The narrative has some interesting moments in the first hour, but the actual story unravels only towards the second half. The first half, frankly, only sets things up for the explosive drama that is to follow. The wheels start moving when Ajay plays a vicious game and hatches a conspiracy to ruin his buddy's career.
It's the second hour that does the trick. You can't help but carry several sequences in your heart, even after you've made an exit from the auditorium...
* Note the scene when Salman makes four different tunes from the original tune created by Ajay.
* Note the scene when Ajay meets an inebriated Salman and professes revenge, while Salman is completely clueless about Ajay's sinister plans.
* Note the scene when the band arrives in London after a 3-city concert and they're received by aggressive mediapersons.
But there're roadblocks too. Shankar-Ehsaan-Loy's music is a downer. London Dreams is about a rock band, about music, about concerts and the music had to be the soul of the film. Unfortunately, it's not! The songs have been filmed in the most energetic fashion, but how one wishes its music was one of the strengths of the film.
Also, the film could've concluded when the two friends re-unite at the station. Adding one more song thereafter only dilutes the impact of the emotionally correct sequence that has just been witnessed. Besides, the song in question hasn't been promoted either, so it only comes across as an aberration.
Prior to that, Ajay's outburst at the end of the concert is far from convincing. The film has a real feel, real characters and real situations, but the outburst looks unreal and is one of the drawbacks, from the writing point of view. It's just not convincing!

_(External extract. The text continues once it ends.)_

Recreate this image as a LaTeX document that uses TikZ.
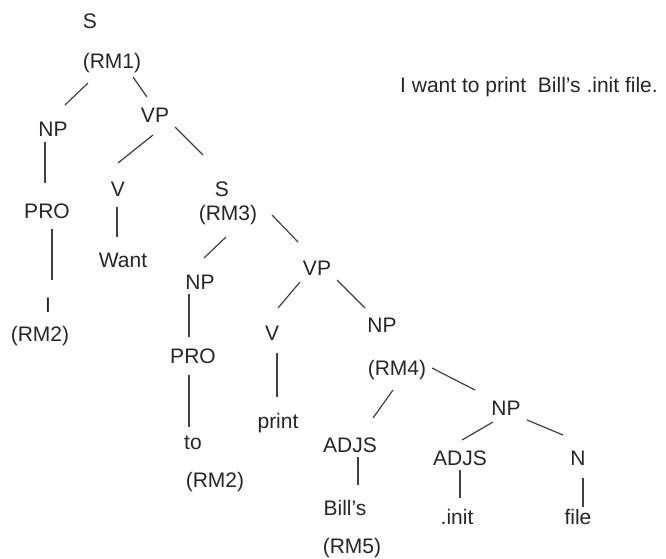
\documentclass[tikz,border=0pt]{standalone}
\usepackage{fontspec}
\setmainfont{Liberation Sans}
\begin{document}
\begin{tikzpicture}[x=1pt,y=-1pt,
  lab/.style={inner sep=0pt,text=black!85,font=\fontsize{21}{23}\selectfont},
  sent/.style={inner sep=0pt,text=black!85,font=\fontsize{21}{23}\selectfont,anchor=base west},
  edge/.style={draw=black!75,line width=1.2pt}]
\useasboundingbox (0,0) rectangle (666,559);
\node[lab] (S0) at (90,21) {S};
\node[lab] (RM1) at (112,63) {(RM1)};
\node[lab] (NP1) at (53,129) {NP};
\node[lab] (VP1) at (155,115) {VP};
\node[lab] (V1) at (118,189) {V};
\node[lab] (S3) at (222,189) {S};
\node[lab] (RM3) at (228,215) {(RM3)};
\node[lab] (PRO1) at (47,211) {PRO};
\node[lab] (Want) at (123,260) {Want};
\node[lab] (I1) at (48,305) {I};
\node[lab] (RM2a) at (40,336) {(RM2)};
\node[lab] (NP2) at (200,282) {NP};
\node[lab] (VP2) at (317,268) {VP};
\node[lab] (V2) at (272,333) {V};
\node[lab] (NP3) at (382,325) {NP};
\node[lab] (PRO2) at (193,356) {PRO};
\node[lab] (RM4) at (397,370) {(RM4)};
\node[lab] (NP4) at (506,408) {NP};
\node[lab] (print) at (278,423) {print};
\node[lab] (to) at (193,443) {to};
\node[lab] (ADJS1) at (350,445) {ADJS};
\node[lab] (ADJS2) at (460,458) {ADJS};
\node[lab] (N) at (578,458) {N};
\node[lab] (RM2b) at (215,482) {(RM2)};
\node[lab] (Bills) at (345,508) {Bill's};
\node[lab] (init) at (457,517) {.init};
\node[lab] (file) at (578,517) {file};
\node[lab] (RM5) at (352,548) {(RM5)};
\node[sent] (sentence) at (400,93) {I want to print\ \ Bill's .init file.};
% connectors
\draw[edge] ([shift={(-24,20)}]RM1.center) -- ([shift={(12,-24)}]NP1.center);
\draw[edge] ([shift={(21,14)}]RM1.center) -- ([shift={(-8,-18)}]VP1.center);
\draw[edge] ([shift={(-2,20)}]VP1.center) -- ([shift={(0,-26)}]V1.center);
\draw[edge] ([shift={(20,12)}]VP1.center) -- ([shift={(-19,-34)}]S3.center);
\draw[edge] ([shift={(-8,13)}]NP1.center) -- ([shift={(-2,-28)}]PRO1.center);
\draw[edge] ([shift={(5,18)}]PRO1.center) -- ([shift={(4,-25)}]I1.center);
\draw[edge] ([shift={(-1,18)}]V1.center) -- ([shift={(-6,-23)}]Want.center);
\draw[edge] ([shift={(-2,22)}]RM3.center) -- ([shift={(4,-24)}]NP2.center);
\draw[edge] ([shift={(44,0)}]RM3.center) -- ([shift={(-19,-26)}]VP2.center);
\draw[edge] ([shift={(-11,12)}]NP2.center) -- ([shift={(-4,-19)}]PRO2.center);
\draw[edge] ([shift={(-4,19)}]PRO2.center) -- ([shift={(-4,-16)}]to.center);
\draw[edge] ([shift={(-17,14)}]VP2.center) -- ([shift={(6,-25)}]V2.center);
\draw[edge] ([shift={(20,12)}]VP2.center) -- ([shift={(-17,-17)}]NP3.center);
\draw[edge] ([shift={(5,20)}]V2.center) -- ([shift={(-1,-26)}]print.center);
\draw[edge] ([shift={(-4,20)}]RM4.center) -- ([shift={(23,-27)}]ADJS1.center);
\draw[edge] ([shift={(35,-2)}]RM4.center) -- ([shift={(-31,-18)}]NP4.center);
\draw[edge] ([shift={(-13,14)}]NP4.center) -- ([shift={(2,-18)}]ADJS2.center);
\draw[edge] ([shift={(21,12)}]NP4.center) -- ([shift={(-15,-23)}]N.center);
\draw[edge] ([shift={(8,12)}]ADJS1.center) -- ([shift={(13,-23)}]Bills.center);
\draw[edge] ([shift={(0,12)}]ADJS2.center) -- ([shift={(3,-19)}]init.center);
\draw[edge] ([shift={(5,20)}]N.center) -- ([shift={(5,-10)}]file.center);
\end{tikzpicture}
\end{document}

Besides, Ajay's childhood character is shown fleeing from the airport and making it big in a foreign land [London], without any support whatsoever. It's unpalatable! Vipul Shah has handled this intricate subject well, but the writing could've been tighter. Sejal Shah's cinematography is super. Brownie points for capturing the concerts brilliantly. Salim-Sulaiman's background score matches international standards.
Both Salman and Ajay vie for top honours. Salman has a role that the junta would take to instantly and the actor too endears himself to the viewers. He's stupendous. When it comes to displaying intensity on screen, very few can live up to the standards set by Ajay. To state that he packs in a power-packed performance would be an understatement. They, in fact, compliment each other wonderfully well.
Asin is admirable and pairs off very well with Salman. She is sure to have a new name after this film - Chennai Express [that's how Salman addresses her affectionately, all through the film]. Om Puri has a brief role. Aditya Roy Kapur is very good and registers an impact. Rannvijay Singh doesn't get much to do, except throw nasty looks at Salman. Manoj Pahwa provides some funny moments. Brinda Parekh is okay.
On the whole, London Dreams has superb performances from its principal cast and several emotionally-charged sequences as its two trump cards. But its biggest drawback is its climax and also the music, which is the weakest link of the movie. At the box-office, the film should appeal more to the multiplex audience than the masses. Business at big centres, especially at metros, should be better, but mini-metros and towns will be a contrast.